» Directions: What lies from the line containing "Convert this chart to seaborn" through the line containing "yticks = [0, 5, 10, 15, 20, 25]"? Print exactly those lines, with both ends, and no others.

» Data records:
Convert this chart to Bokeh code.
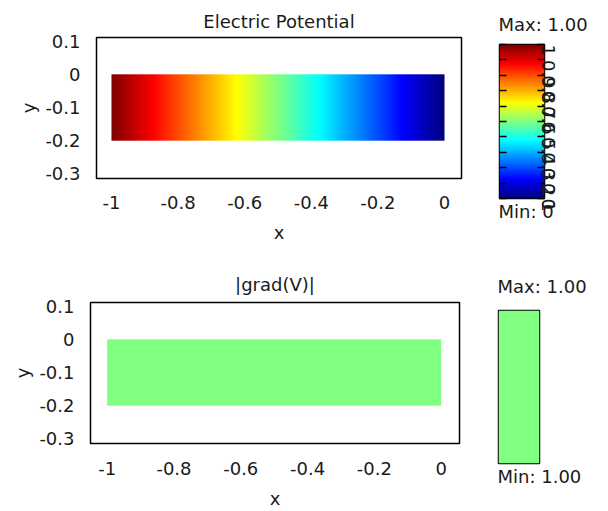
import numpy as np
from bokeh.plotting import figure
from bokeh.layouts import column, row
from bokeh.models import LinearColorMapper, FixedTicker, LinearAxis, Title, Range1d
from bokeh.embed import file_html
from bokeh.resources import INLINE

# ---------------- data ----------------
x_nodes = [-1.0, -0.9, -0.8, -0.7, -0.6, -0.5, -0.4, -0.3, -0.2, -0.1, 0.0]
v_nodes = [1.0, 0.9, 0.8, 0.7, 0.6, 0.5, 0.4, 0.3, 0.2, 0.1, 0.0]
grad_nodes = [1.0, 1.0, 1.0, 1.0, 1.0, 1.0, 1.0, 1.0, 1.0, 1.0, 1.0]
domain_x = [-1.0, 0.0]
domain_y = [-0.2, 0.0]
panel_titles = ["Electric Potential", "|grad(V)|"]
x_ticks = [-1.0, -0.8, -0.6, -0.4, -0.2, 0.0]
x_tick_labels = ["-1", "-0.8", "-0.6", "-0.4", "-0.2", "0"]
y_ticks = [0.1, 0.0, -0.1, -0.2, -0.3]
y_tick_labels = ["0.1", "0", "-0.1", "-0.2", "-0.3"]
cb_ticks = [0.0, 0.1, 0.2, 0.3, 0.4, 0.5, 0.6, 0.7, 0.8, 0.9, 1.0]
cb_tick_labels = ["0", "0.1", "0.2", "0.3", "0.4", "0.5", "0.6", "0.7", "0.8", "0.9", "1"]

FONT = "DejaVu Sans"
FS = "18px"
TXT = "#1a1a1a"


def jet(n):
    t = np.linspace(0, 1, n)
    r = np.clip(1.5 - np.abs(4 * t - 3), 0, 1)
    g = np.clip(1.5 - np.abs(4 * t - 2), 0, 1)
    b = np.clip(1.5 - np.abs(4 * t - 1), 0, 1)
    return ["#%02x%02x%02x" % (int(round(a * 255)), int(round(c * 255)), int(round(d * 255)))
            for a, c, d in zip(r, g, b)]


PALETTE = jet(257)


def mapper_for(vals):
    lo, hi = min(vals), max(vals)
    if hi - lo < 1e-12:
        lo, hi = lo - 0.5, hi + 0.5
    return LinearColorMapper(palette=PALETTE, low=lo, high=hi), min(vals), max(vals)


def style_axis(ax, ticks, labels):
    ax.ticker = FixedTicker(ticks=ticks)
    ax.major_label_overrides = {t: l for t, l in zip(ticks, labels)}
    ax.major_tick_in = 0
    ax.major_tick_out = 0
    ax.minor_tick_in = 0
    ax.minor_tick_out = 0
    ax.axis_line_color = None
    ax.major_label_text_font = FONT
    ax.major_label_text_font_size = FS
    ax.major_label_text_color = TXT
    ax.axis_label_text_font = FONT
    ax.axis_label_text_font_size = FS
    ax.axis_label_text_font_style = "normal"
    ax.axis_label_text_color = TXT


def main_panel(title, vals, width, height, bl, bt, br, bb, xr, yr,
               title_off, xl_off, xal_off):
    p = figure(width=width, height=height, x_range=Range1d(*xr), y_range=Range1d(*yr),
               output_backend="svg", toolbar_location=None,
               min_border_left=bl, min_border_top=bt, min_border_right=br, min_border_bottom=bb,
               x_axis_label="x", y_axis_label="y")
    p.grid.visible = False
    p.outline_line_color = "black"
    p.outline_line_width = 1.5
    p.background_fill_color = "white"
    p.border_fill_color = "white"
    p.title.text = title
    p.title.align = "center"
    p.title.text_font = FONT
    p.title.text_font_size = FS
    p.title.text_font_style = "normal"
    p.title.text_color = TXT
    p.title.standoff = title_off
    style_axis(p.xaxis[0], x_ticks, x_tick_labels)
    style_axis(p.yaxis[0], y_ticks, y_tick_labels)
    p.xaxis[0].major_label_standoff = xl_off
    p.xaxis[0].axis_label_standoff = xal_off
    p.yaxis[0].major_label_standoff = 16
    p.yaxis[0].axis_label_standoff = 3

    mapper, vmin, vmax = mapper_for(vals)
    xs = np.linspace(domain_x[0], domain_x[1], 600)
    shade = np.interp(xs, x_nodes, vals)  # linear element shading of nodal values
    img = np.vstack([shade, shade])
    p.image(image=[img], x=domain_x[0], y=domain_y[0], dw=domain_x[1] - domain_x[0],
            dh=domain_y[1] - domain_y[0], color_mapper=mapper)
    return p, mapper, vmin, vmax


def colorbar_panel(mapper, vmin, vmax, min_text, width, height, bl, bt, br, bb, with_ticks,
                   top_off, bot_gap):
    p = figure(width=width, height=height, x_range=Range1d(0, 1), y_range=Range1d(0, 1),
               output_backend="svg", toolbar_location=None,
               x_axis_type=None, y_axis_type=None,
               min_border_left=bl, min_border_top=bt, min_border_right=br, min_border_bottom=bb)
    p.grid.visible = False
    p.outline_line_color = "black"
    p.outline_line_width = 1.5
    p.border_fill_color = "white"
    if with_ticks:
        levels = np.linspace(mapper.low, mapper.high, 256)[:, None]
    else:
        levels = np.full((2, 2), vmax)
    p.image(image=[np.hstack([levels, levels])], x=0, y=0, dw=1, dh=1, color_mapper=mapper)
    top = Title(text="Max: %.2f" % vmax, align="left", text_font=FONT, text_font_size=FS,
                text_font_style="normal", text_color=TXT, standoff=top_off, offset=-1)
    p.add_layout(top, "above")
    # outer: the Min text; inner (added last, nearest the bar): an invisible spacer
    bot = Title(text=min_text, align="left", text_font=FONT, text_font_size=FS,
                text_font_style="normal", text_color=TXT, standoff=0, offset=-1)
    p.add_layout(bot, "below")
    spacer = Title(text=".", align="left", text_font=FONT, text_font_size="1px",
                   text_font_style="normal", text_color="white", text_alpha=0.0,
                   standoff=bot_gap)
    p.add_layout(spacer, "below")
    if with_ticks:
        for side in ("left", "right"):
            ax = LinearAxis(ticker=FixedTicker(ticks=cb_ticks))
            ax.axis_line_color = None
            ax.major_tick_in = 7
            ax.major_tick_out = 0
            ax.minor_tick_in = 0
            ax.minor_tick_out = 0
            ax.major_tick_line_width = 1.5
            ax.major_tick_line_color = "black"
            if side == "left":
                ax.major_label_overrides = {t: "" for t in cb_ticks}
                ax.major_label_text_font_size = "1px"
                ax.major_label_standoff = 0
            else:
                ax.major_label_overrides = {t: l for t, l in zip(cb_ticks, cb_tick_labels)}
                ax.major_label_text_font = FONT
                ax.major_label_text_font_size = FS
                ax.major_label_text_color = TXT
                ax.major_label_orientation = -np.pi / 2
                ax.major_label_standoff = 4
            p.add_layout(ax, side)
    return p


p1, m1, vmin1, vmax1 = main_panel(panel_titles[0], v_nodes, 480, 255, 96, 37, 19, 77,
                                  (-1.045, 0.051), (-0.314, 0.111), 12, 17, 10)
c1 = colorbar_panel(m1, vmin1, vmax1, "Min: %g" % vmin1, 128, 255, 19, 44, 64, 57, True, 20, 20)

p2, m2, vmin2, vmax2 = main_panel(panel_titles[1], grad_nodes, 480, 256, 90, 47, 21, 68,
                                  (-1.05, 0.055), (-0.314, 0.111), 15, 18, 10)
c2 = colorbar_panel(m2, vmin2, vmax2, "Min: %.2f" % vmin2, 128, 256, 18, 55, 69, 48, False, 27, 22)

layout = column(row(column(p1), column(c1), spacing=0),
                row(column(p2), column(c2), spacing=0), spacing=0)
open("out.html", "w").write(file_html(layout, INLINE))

---

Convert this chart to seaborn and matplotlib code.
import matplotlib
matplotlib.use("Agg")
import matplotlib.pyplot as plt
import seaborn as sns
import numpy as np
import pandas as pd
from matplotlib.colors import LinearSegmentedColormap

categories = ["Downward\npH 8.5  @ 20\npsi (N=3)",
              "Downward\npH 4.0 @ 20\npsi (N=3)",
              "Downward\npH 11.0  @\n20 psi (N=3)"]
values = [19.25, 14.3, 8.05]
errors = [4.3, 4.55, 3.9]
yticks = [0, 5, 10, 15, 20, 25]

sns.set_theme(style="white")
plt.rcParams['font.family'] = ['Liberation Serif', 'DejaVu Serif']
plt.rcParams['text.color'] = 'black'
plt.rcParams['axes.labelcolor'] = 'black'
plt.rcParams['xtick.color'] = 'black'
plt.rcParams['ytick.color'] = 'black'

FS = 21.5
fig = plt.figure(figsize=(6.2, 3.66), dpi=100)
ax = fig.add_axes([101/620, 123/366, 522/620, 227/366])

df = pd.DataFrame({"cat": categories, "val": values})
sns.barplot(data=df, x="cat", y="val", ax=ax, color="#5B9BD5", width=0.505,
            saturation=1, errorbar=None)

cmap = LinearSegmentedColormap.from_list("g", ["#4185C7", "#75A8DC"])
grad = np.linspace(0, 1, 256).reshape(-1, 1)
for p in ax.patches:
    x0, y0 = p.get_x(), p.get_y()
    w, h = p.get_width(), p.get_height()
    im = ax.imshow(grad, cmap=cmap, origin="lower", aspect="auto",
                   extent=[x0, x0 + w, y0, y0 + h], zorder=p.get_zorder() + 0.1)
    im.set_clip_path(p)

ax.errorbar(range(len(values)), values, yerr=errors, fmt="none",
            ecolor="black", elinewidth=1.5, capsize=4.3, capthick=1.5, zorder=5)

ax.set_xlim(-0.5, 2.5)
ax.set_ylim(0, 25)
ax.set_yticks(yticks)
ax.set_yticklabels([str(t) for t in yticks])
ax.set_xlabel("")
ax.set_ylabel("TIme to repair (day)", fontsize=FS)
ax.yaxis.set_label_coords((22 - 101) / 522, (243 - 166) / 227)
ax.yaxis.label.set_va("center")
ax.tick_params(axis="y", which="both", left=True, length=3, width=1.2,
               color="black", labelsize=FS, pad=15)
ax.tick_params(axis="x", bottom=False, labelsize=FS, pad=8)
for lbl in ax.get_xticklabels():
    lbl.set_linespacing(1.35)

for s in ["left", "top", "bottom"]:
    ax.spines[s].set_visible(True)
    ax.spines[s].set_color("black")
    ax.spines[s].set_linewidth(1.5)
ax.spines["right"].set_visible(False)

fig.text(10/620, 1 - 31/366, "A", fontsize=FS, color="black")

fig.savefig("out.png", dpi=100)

---

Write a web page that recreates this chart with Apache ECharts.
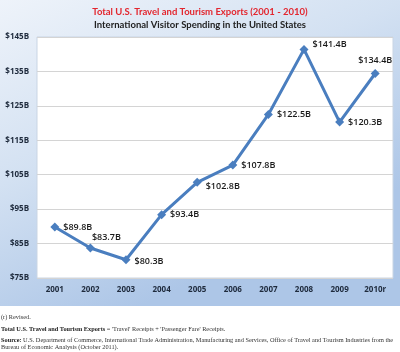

» Exercise answer:
Convert this chart to seaborn and matplotlib code.
import matplotlib
matplotlib.use("Agg")
import matplotlib.pyplot as plt
import seaborn as sns
import numpy as np
import pandas as pd
from matplotlib.colors import LinearSegmentedColormap

categories = ["Downward\npH 8.5  @ 20\npsi (N=3)",
              "Downward\npH 4.0 @ 20\npsi (N=3)",
              "Downward\npH 11.0  @\n20 psi (N=3)"]
values = [19.25, 14.3, 8.05]
errors = [4.3, 4.55, 3.9]
yticks = [0, 5, 10, 15, 20, 25]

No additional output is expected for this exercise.